De septembre 1935 à février 1936, Céline prend une chambre à l'hôtel du Pavillon Royal, mais il a gardé l'appartement de la rue Lepic à Paris. Il compte le quitter en avril de l'année suivante. « Me voici ici, fixé à Saint-Germain. Je quitte la rue Lepic. Je n'y tiens plus. C'est le cœur aussi sans doute qui flanche. C'est l'âge. (...) Je ne débloque pas du bouquin, je suis en maison pour ainsi dire. Je ne sors plus. St Germain me donne plus de ton. Je suis machine, je tourne mieux. »

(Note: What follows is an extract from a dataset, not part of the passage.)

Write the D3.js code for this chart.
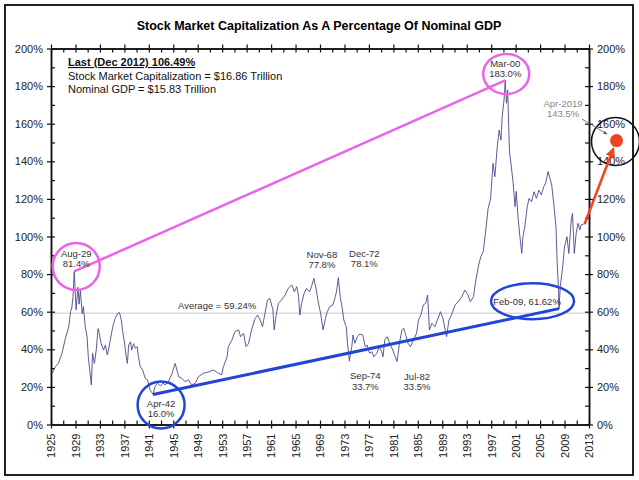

A Saint-Germain, il termine donc Mort à crédit tout en mijotant Guignol's Band. La semaine, il écrit à Paris, le weekend à Saint-Germain-en-Laye, et à Saint-Malo pendant les vacances. Après la sortie de son deuxième roman en 1936, Céline revient épisodiquement à Saint-Germain-en-Laye.

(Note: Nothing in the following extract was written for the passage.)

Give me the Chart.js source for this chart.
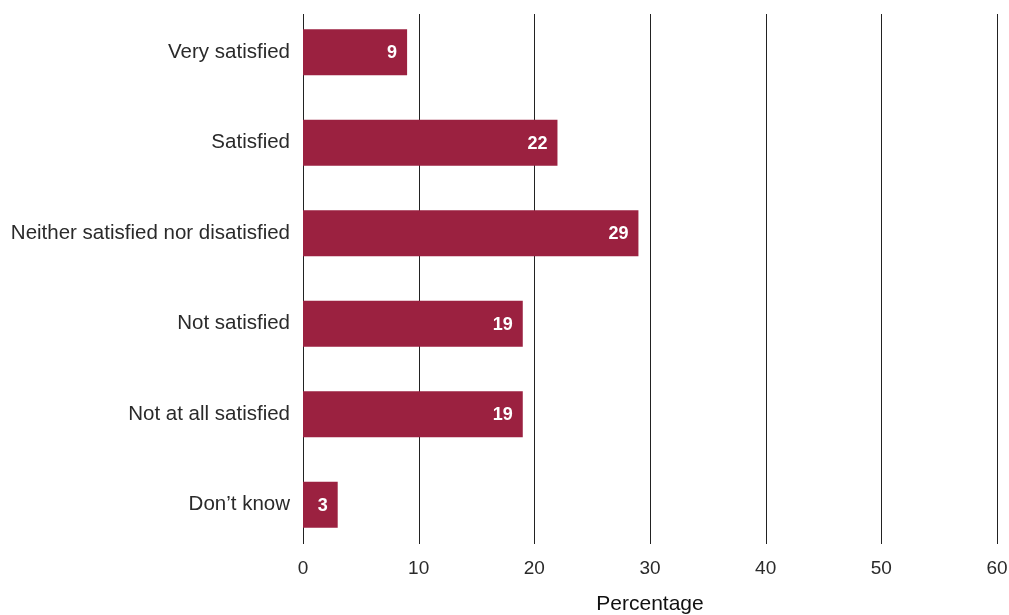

« En 1939, le docteur Destouches ouvre un cabinet médical au 15 rue de Bellevue, une expérience qui tourne court. Avec la danseuse Lucette Almansor rencontrée en 1936, il s'installe dans une petite maison en location. Lucette qu'il épousera en 1943, distribue des cartes de visite aux pharmaciens et en dépose dans les boîtes aux lettres. Mais Céline ne parvient pas à se constituer une clientèle. Le médecin est pressé car son roman est très mal accueilli par la critique, et les ventes sont mauvaises. Voilà comment l'intéressé décrit son arrivée à Saint-Germain à sa secrétaire Marie Canavaggia, dans une lettre qu'il lui adresse douze jours après la déclaration de guerre à l'Allemagne : « J'essaye de monter une clientèle ici mais les débuts, même en guerre, sont tout à fait difficiles. La maison n'est pas prête. Rien n'est prêt. Enfin c'est un chapitre de plus à cette niaise apocalypse. » Au mois de novembre 1939, Céline poursuit la narration de ses déboires, mais l'expérience saint-germanoise a déjà pris fin. »
Céline n'a jamais voulu prendre le temps de faire sa place de médecin libéral à Saint-Germain-en-Laye. Voyons ce que rapporte Lucette Destouches de cet épisode tragicomique quelques décennies plus tard : « On se serait cru au théâtre », écrit-elle. « Ça ne faisait pas sérieux ; je me souviens d'un noyer magnifique dans le jardinet. (...) On ne vit jamais un client. Louis aimait Saint-Germain et ses terrasses. (...) Il aurait voulu que j'y donne des leçons au conservatoire local. Pourquoi pas ? Mais d'abord, il aurait fallu prendre pied dans la ville. Louis était très impatient. Il aurait attendu un an, peut-être un cabinet aurait-il donné quelque chose mais après un mois d'attente vaine il a voulu partir. »
Après cet échec, Céline part à Marseille pour s’enrôler dans la marine toujours comme médecin « trimballeur de seringues ». Il ne reverra pas Saint-Germain-en-Laye.